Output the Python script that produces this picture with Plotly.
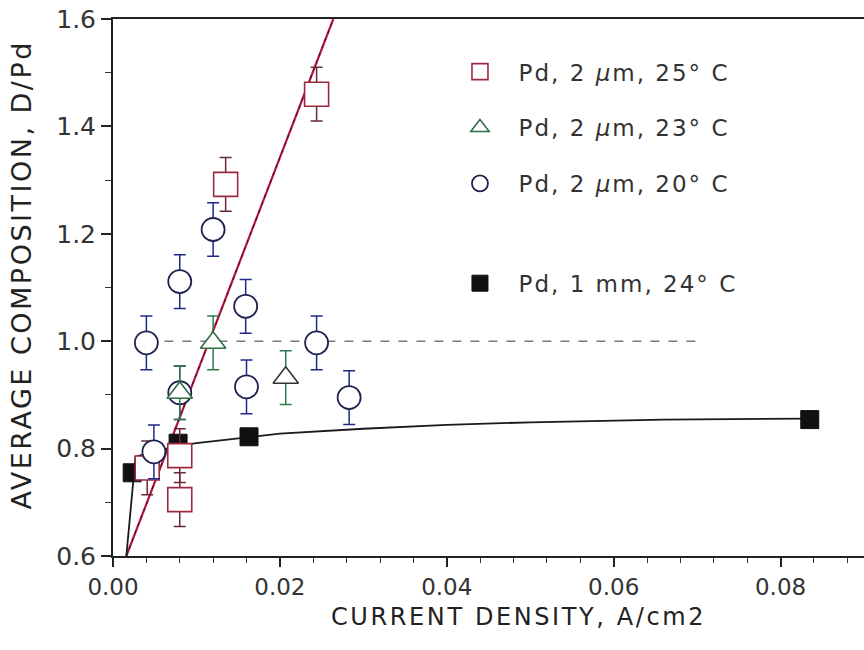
import plotly.graph_objects as go

# Pd, 2 um, 25 C  (open squares)
sq_x = [0.0041, 0.0080, 0.0080, 0.0135, 0.0244]
sq_y = [0.764, 0.787, 0.705, 1.292, 1.460]
sq_err = [0.05, 0.05, 0.05, 0.05, 0.05]

# Pd, 2 um, 23 C  (open triangles)
tr_x = [0.0080, 0.0120, 0.0207]
tr_y = [0.904, 0.997, 0.932]
tr_err = [0.05, 0.05, 0.05]

# Pd, 2 um, 20 C  (open circles)
ci_x = [0.0040, 0.0049, 0.0080, 0.0080, 0.0120, 0.0159, 0.0160, 0.0244, 0.0283]
ci_y = [0.997, 0.794, 1.111, 0.904, 1.208, 1.065, 0.915, 0.997, 0.895]
ci_err = [0.05, 0.05, 0.05, 0.05, 0.05, 0.05, 0.05, 0.05, 0.05]

# Pd, 1 mm, 24 C  (filled squares)
bk_x = [0.0023, 0.0078, 0.0163, 0.0835]
bk_y = [0.755, 0.810, 0.822, 0.854]

# trend curve through the 1 mm data
fit_x = [0.0016, 0.0025, 0.0027, 0.0050, 0.0078, 0.0100, 0.0163, 0.0200,
         0.0300, 0.0400, 0.0500, 0.0660, 0.0835]
fit_y = [0.600, 0.745, 0.785, 0.795, 0.805, 0.810, 0.822, 0.828,
         0.837, 0.844, 0.849, 0.854, 0.856]

# linear trend of the 2 um films
lin_x = [0.0016, 0.0264]
lin_y = [0.600, 1.600]

# D/Pd = 1 reference level
ref_x = [0.0040, 0.0700]
ref_y = [1.0, 1.0]

x_range = [0.0, 0.09]
y_range = [0.6, 1.6]

FONT = "DejaVu Sans"
NB = "\u00a0"


def spaced(text, px):
    return '<span style="letter-spacing:%spx">%s</span>' % (px, text)


def entry(text):
    return spaced(NB * 2 + text, 2)


fig = go.Figure()

fig.add_trace(go.Scatter(x=ref_x, y=ref_y, mode="lines", showlegend=False,
                         line=dict(color="#7a7a7a", width=1.6, dash="dash")))
fig.add_trace(go.Scatter(x=lin_x, y=lin_y, mode="lines", showlegend=False,
                         line=dict(color="#b0143f", width=2.2)))
fig.add_trace(go.Scatter(x=lin_x, y=lin_y, mode="lines", showlegend=False,
                         line=dict(color="#3a0a1c", width=1.0, dash="3px,5px")))
fig.add_trace(go.Scatter(x=fit_x, y=fit_y, mode="lines", showlegend=False,
                         line=dict(color="#1a1a1a", width=1.8)))

fig.add_trace(go.Scatter(
    x=bk_x, y=bk_y, mode="markers", name=entry("Pd, 1 mm, 24° C"),
    legend="legend2",
    marker=dict(symbol="square", size=18, color="#111111",
                line=dict(color="#111111", width=1))))

fig.add_trace(go.Scatter(
    x=sq_x, y=sq_y, mode="markers", name=entry("Pd, 2 <i>µ</i>m, 25° C"),
    legendrank=1, legendgroup="a",
    error_y=dict(type="data", array=sq_err, color="#6a2a35", thickness=1.5, width=6),
    marker=dict(symbol="square", size=24, color="white",
                line=dict(color="#9a2a40", width=1.6))))

fig.add_trace(go.Scatter(
    x=ci_x, y=ci_y, mode="markers", name=entry("Pd, 2 <i>µ</i>m, 20° C"),
    legendrank=3, legendgroup="c",
    error_y=dict(type="data", array=ci_err, color="#1f2a88", thickness=1.5, width=6),
    marker=dict(symbol="circle", size=23, color="white",
                line=dict(color="#1e2250", width=1.8))))

fig.add_trace(go.Scatter(
    x=tr_x, y=tr_y, mode="markers", name=entry("Pd, 2 <i>µ</i>m, 23° C"),
    legendrank=2, legendgroup="b",
    error_y=dict(type="data", array=tr_err, color="#2f7a4c", thickness=1.5, width=6),
    marker=dict(symbol="triangle-up", size=22, color="white",
                line=dict(color=["#2f6e45", "#2f6e45", "#333333"], width=1.6))))

fig.update_layout(
    width=864, height=650,
    margin=dict(l=113, r=0, t=19, b=94, pad=0),
    paper_bgcolor="white", plot_bgcolor="white",
    font=dict(family=FONT, color="#333333"),
    xaxis=dict(range=x_range, showgrid=False, zeroline=False,
               showline=True, linecolor="#222222", linewidth=2, mirror=True,
               ticks="outside", ticklen=9, tickwidth=1.5, tickcolor="#222222",
               dtick=0.02, tick0=0, tickformat=".2f",
               tickfont=dict(family=FONT, size=23, color="#333333"),
               minor=dict(dtick=0.004, tick0=0, ticks="outside", ticklen=5,
                          tickwidth=1.2, tickcolor="#333333")),
    yaxis=dict(range=y_range, showgrid=False, zeroline=False,
               showline=True, linecolor="#222222", linewidth=2,
               ticks="outside", ticklen=10, tickwidth=1.5, tickcolor="#222222",
               dtick=0.2, tick0=0.6, tickformat=".1f",
               tickfont=dict(family=FONT, size=25, color="#333333"),
               minor=dict(dtick=0.1, tick0=0.6, ticks="outside", ticklen=6,
                          tickwidth=1.2, tickcolor="#333333")),
    legend=dict(x=0.462, xanchor="left", y=0.942, yanchor="top",
                bgcolor="rgba(0,0,0,0)", borderwidth=0,
                font=dict(family=FONT, size=23, color="#333333"),
                tracegroupgap=23, traceorder="grouped", itemsizing="trace"),
    legend2=dict(x=0.462, xanchor="left", y=0.548, yanchor="top",
                 bgcolor="rgba(0,0,0,0)", borderwidth=0,
                 font=dict(family=FONT, size=23, color="#333333"),
                 itemsizing="trace"),
    annotations=[
        dict(text=spaced("CURRENT DENSITY, A/cm2", 2.6),
             xref="paper", yref="paper",
             x=0.54, y=-0.1145, xanchor="center", yanchor="middle",
             showarrow=False, font=dict(family=FONT, size=24, color="#222222")),
        dict(text=spaced("AVERAGE COMPOSITION, D/Pd", 2.5),
             xref="paper", yref="paper",
             x=-0.122, y=0.523, xanchor="center", yanchor="middle", textangle=-90,
             showarrow=False, font=dict(family=FONT, size=27, color="#222222")),
    ],
)

fig.write_html("out.html")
◆ ◆ ◆ ◆ ◆
- _Problem requirements_: The listing above must be printed again exactly, minus its pictures.

- _Solution to this task_:
Output the Python script that produces this picture with Plotly.
import plotly.graph_objects as go

# Pd, 2 um, 25 C  (open squares)
sq_x = [0.0041, 0.0080, 0.0080, 0.0135, 0.0244]
sq_y = [0.764, 0.787, 0.705, 1.292, 1.460]
sq_err = [0.05, 0.05, 0.05, 0.05, 0.05]

# Pd, 2 um, 23 C  (open triangles)
tr_x = [0.0080, 0.0120, 0.0207]
tr_y = [0.904, 0.997, 0.932]
tr_err = [0.05, 0.05, 0.05]

# Pd, 2 um, 20 C  (open circles)
ci_x = [0.0040, 0.0049, 0.0080, 0.0080, 0.0120, 0.0159, 0.0160, 0.0244, 0.0283]
ci_y = [0.997, 0.794, 1.111, 0.904, 1.208, 1.065, 0.915, 0.997, 0.895]
ci_err = [0.05, 0.05, 0.05, 0.05, 0.05, 0.05, 0.05, 0.05, 0.05]

# Pd, 1 mm, 24 C  (filled squares)
bk_x = [0.0023, 0.0078, 0.0163, 0.0835]
bk_y = [0.755, 0.810, 0.822, 0.854]

# trend curve through the 1 mm data
fit_x = [0.0016, 0.0025, 0.0027, 0.0050, 0.0078, 0.0100, 0.0163, 0.0200,
         0.0300, 0.0400, 0.0500, 0.0660, 0.0835]
fit_y = [0.600, 0.745, 0.785, 0.795, 0.805, 0.810, 0.822, 0.828,
         0.837, 0.844, 0.849, 0.854, 0.856]

# linear trend of the 2 um films
lin_x = [0.0016, 0.0264]
lin_y = [0.600, 1.600]

# D/Pd = 1 reference level
ref_x = [0.0040, 0.0700]
ref_y = [1.0, 1.0]

x_range = [0.0, 0.09]
y_range = [0.6, 1.6]

FONT = "DejaVu Sans"
NB = "\u00a0"


def spaced(text, px):
    return '<span style="letter-spacing:%spx">%s</span>' % (px, text)


def entry(text):
    return spaced(NB * 2 + text, 2)


fig = go.Figure()

fig.add_trace(go.Scatter(x=ref_x, y=ref_y, mode="lines", showlegend=False,
                         line=dict(color="#7a7a7a", width=1.6, dash="dash")))
fig.add_trace(go.Scatter(x=lin_x, y=lin_y, mode="lines", showlegend=False,
                         line=dict(color="#b0143f", width=2.2)))
fig.add_trace(go.Scatter(x=lin_x, y=lin_y, mode="lines", showlegend=False,
                         line=dict(color="#3a0a1c", width=1.0, dash="3px,5px")))
fig.add_trace(go.Scatter(x=fit_x, y=fit_y, mode="lines", showlegend=False,
                         line=dict(color="#1a1a1a", width=1.8)))

fig.add_trace(go.Scatter(
    x=bk_x, y=bk_y, mode="markers", name=entry("Pd, 1 mm, 24° C"),
    legend="legend2",
    marker=dict(symbol="square", size=18, color="#111111",
                line=dict(color="#111111", width=1))))

fig.add_trace(go.Scatter(
    x=sq_x, y=sq_y, mode="markers", name=entry("Pd, 2 <i>µ</i>m, 25° C"),
    legendrank=1, legendgroup="a",
    error_y=dict(type="data", array=sq_err, color="#6a2a35", thickness=1.5, width=6),
    marker=dict(symbol="square", size=24, color="white",
                line=dict(color="#9a2a40", width=1.6))))

fig.add_trace(go.Scatter(
    x=ci_x, y=ci_y, mode="markers", name=entry("Pd, 2 <i>µ</i>m, 20° C"),
    legendrank=3, legendgroup="c",
    error_y=dict(type="data", array=ci_err, color="#1f2a88", thickness=1.5, width=6),
    marker=dict(symbol="circle", size=23, color="white",
                line=dict(color="#1e2250", width=1.8))))

fig.add_trace(go.Scatter(
    x=tr_x, y=tr_y, mode="markers", name=entry("Pd, 2 <i>µ</i>m, 23° C"),
    legendrank=2, legendgroup="b",
    error_y=dict(type="data", array=tr_err, color="#2f7a4c", thickness=1.5, width=6),
    marker=dict(symbol="triangle-up", size=22, color="white",
                line=dict(color=["#2f6e45", "#2f6e45", "#333333"], width=1.6))))

fig.update_layout(
    width=864, height=650,
    margin=dict(l=113, r=0, t=19, b=94, pad=0),
    paper_bgcolor="white", plot_bgcolor="white",
    font=dict(family=FONT, color="#333333"),
    xaxis=dict(range=x_range, showgrid=False, zeroline=False,
               showline=True, linecolor="#222222", linewidth=2, mirror=True,
               ticks="outside", ticklen=9, tickwidth=1.5, tickcolor="#222222",
               dtick=0.02, tick0=0, tickformat=".2f",
               tickfont=dict(family=FONT, size=23, color="#333333"),
               minor=dict(dtick=0.004, tick0=0, ticks="outside", ticklen=5,
                          tickwidth=1.2, tickcolor="#333333")),
    yaxis=dict(range=y_range, showgrid=False, zeroline=False,
               showline=True, linecolor="#222222", linewidth=2,
               ticks="outside", ticklen=10, tickwidth=1.5, tickcolor="#222222",
               dtick=0.2, tick0=0.6, tickformat=".1f",
               tickfont=dict(family=FONT, size=25, color="#333333"),
               minor=dict(dtick=0.1, tick0=0.6, ticks="outside", ticklen=6,
                          tickwidth=1.2, tickcolor="#333333")),
    legend=dict(x=0.462, xanchor="left", y=0.942, yanchor="top",
                bgcolor="rgba(0,0,0,0)", borderwidth=0,
                font=dict(family=FONT, size=23, color="#333333"),
                tracegroupgap=23, traceorder="grouped", itemsizing="trace"),
    legend2=dict(x=0.462, xanchor="left", y=0.548, yanchor="top",
                 bgcolor="rgba(0,0,0,0)", borderwidth=0,
                 font=dict(family=FONT, size=23, color="#333333"),
                 itemsizing="trace"),
    annotations=[
        dict(text=spaced("CURRENT DENSITY, A/cm2", 2.6),
             xref="paper", yref="paper",
             x=0.54, y=-0.1145, xanchor="center", yanchor="middle",
             showarrow=False, font=dict(family=FONT, size=24, color="#222222")),
        dict(text=spaced("AVERAGE COMPOSITION, D/Pd", 2.5),
             xref="paper", yref="paper",
             x=-0.122, y=0.523, xanchor="center", yanchor="middle", textangle=-90,
             showarrow=False, font=dict(family=FONT, size=27, color="#222222")),
    ],
)

fig.write_html("out.html")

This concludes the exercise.